* begin Source material *

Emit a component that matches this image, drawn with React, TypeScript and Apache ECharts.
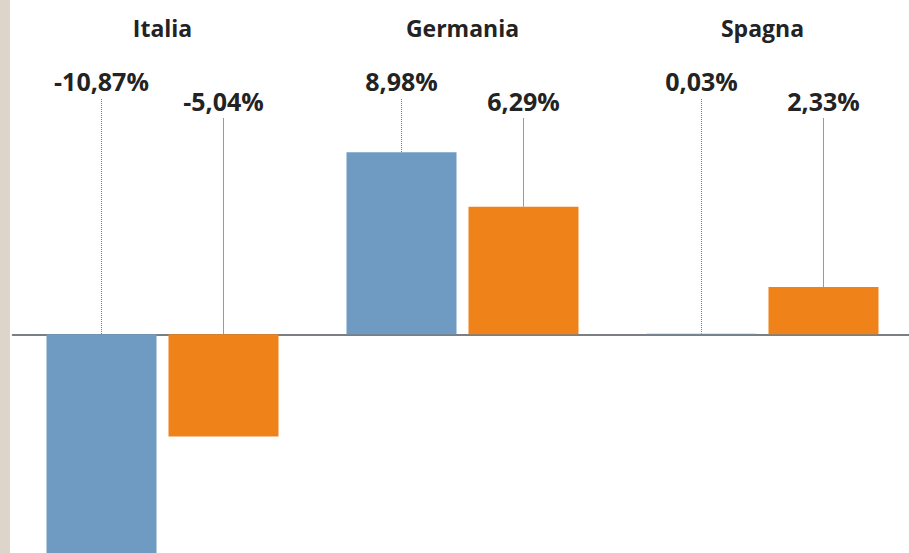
import React, { useEffect, useRef } from "react";
import * as echarts from "echarts";

const categories = ["Italia", "Germania", "Spagna"];
const seriesBlue = [-10.87, 8.98, 0.03];
const seriesOrange = [-5.04, 6.29, 2.33];

const BLUE = "#6f9bc3";
const ORANGE = "#f0821a";
const TEXT = "#232323";
const FONT = "'Open Sans', 'Noto Sans', sans-serif";

function fmt(v: number): string {
  return v.toFixed(2).replace(".", ",") + "%";
}

function leaderSeries(
  name: string,
  values: number[],
  offset: number,
  labelY: number,
  lineTop: number,
  dash: number[] | null
) {
  return {
    type: "custom",
    name,
    xAxisIndex: 0,
    yAxisIndex: 0,
    z: 5,
    clip: false,
    silent: true,
    data: values.map((v, i) => [i, v]),
    renderItem: (_params: any, api: any) => {
      const v = api.value(1) as number;
      const top = api.coord([api.value(0), Math.max(v, 0)]);
      const x = top[0] + offset;
      return {
        type: "group",
        children: [
          {
            type: "line",
            shape: { x1: x, y1: lineTop, x2: x, y2: top[1] },
            style: {
              stroke: dash ? "#7d7d7d" : "#9a9a9a",
              lineWidth: 1,
              lineDash: dash || undefined,
            },
          },
          {
            type: "text",
            x,
            y: labelY,
            style: {
              text: fmt(v),
              fill: TEXT,
              fontSize: 25,
              fontWeight: "bold",
              fontFamily: FONT,
              align: "center",
              verticalAlign: "middle",
            },
          },
        ],
      };
    },
  };
}

export default function App() {
  const ref = useRef<HTMLDivElement>(null);

  useEffect(() => {
    if (!ref.current) return;
    const chart = echarts.init(ref.current, null, { renderer: "svg" });
    chart.setOption({
      animation: false,
      backgroundColor: "#ffffff",
      graphic: [
        {
          type: "rect",
          left: 0,
          top: 0,
          shape: { width: 10, height: 600 },
          style: { fill: "#ddd5ca" },
        },
      ],
      grid: { left: 12.5, top: 91, width: 900, height: 486.5 },
      xAxis: [
        {
          type: "category",
          data: categories,
          position: "bottom",
          axisLine: { show: true, onZero: true, lineStyle: { color: "#4f555b", width: 1.5 } },
          axisTick: { show: false },
          axisLabel: { show: false },
          splitLine: { show: false },
        },
        {
          type: "category",
          data: categories,
          position: "top",
          axisLine: { show: false },
          axisTick: { show: false },
          splitLine: { show: false },
          axisLabel: {
            show: true,
            margin: 52,
            color: TEXT,
            fontSize: 23,
            fontWeight: "bold",
            fontFamily: FONT,
          },
        },
      ],
      yAxis: { type: "value", min: -12, max: 12, show: false },
      series: [
        {
          type: "bar",
          name: "A",
          data: seriesBlue,
          barWidth: 110,
          barGap: "10.9%",
          itemStyle: { color: BLUE },
          z: 2,
        },
        {
          type: "bar",
          name: "B",
          data: seriesOrange,
          barWidth: 110,
          barGap: "10.9%",
          itemStyle: { color: ORANGE },
          z: 2,
        },
        leaderSeries("labelsA", seriesBlue, -61, 81, 99, [1, 1]),
        leaderSeries("labelsB", seriesOrange, 61, 101, 118, null),
      ],
    });
    return () => chart.dispose();
  }, []);

  return (
    <div
      ref={ref}
      style={{ position: "fixed", left: 0, top: 0, width: 920, height: 600 }}
    />
  );
}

* end Source material *

Your objective »
Write out the full listing verbatim, excluding its pictures.

Response to this task »
Emit a component that matches this image, drawn with React, TypeScript and Apache ECharts.
import React, { useEffect, useRef } from "react";
import * as echarts from "echarts";

const categories = ["Italia", "Germania", "Spagna"];
const seriesBlue = [-10.87, 8.98, 0.03];
const seriesOrange = [-5.04, 6.29, 2.33];

const BLUE = "#6f9bc3";
const ORANGE = "#f0821a";
const TEXT = "#232323";
const FONT = "'Open Sans', 'Noto Sans', sans-serif";

function fmt(v: number): string {
  return v.toFixed(2).replace(".", ",") + "%";
}

function leaderSeries(
  name: string,
  values: number[],
  offset: number,
  labelY: number,
  lineTop: number,
  dash: number[] | null
) {
  return {
    type: "custom",
    name,
    xAxisIndex: 0,
    yAxisIndex: 0,
    z: 5,
    clip: false,
    silent: true,
    data: values.map((v, i) => [i, v]),
    renderItem: (_params: any, api: any) => {
      const v = api.value(1) as number;
      const top = api.coord([api.value(0), Math.max(v, 0)]);
      const x = top[0] + offset;
      return {
        type: "group",
        children: [
          {
            type: "line",
            shape: { x1: x, y1: lineTop, x2: x, y2: top[1] },
            style: {
              stroke: dash ? "#7d7d7d" : "#9a9a9a",
              lineWidth: 1,
              lineDash: dash || undefined,
            },
          },
          {
            type: "text",
            x,
            y: labelY,
            style: {
              text: fmt(v),
              fill: TEXT,
              fontSize: 25,
              fontWeight: "bold",
              fontFamily: FONT,
              align: "center",
              verticalAlign: "middle",
            },
          },
        ],
      };
    },
  };
}

export default function App() {
  const ref = useRef<HTMLDivElement>(null);

  useEffect(() => {
    if (!ref.current) return;
    const chart = echarts.init(ref.current, null, { renderer: "svg" });
    chart.setOption({
      animation: false,
      backgroundColor: "#ffffff",
      graphic: [
        {
          type: "rect",
          left: 0,
          top: 0,
          shape: { width: 10, height: 600 },
          style: { fill: "#ddd5ca" },
        },
      ],
      grid: { left: 12.5, top: 91, width: 900, height: 486.5 },
      xAxis: [
        {
          type: "category",
          data: categories,
          position: "bottom",
          axisLine: { show: true, onZero: true, lineStyle: { color: "#4f555b", width: 1.5 } },
          axisTick: { show: false },
          axisLabel: { show: false },
          splitLine: { show: false },
        },
        {
          type: "category",
          data: categories,
          position: "top",
          axisLine: { show: false },
          axisTick: { show: false },
          splitLine: { show: false },
          axisLabel: {
            show: true,
            margin: 52,
            color: TEXT,
            fontSize: 23,
            fontWeight: "bold",
            fontFamily: FONT,
          },
        },
      ],
      yAxis: { type: "value", min: -12, max: 12, show: false },
      series: [
        {
          type: "bar",
          name: "A",
          data: seriesBlue,
          barWidth: 110,
          barGap: "10.9%",
          itemStyle: { color: BLUE },
          z: 2,
        },
        {
          type: "bar",
          name: "B",
          data: seriesOrange,
          barWidth: 110,
          barGap: "10.9%",
          itemStyle: { color: ORANGE },
          z: 2,
        },
        leaderSeries("labelsA", seriesBlue, -61, 81, 99, [1, 1]),
        leaderSeries("labelsB", seriesOrange, 61, 101, 118, null),
      ],
    });
    return () => chart.dispose();
  }, []);

  return (
    <div
      ref={ref}
      style={{ position: "fixed", left: 0, top: 0, width: 920, height: 600 }}
    />
  );
}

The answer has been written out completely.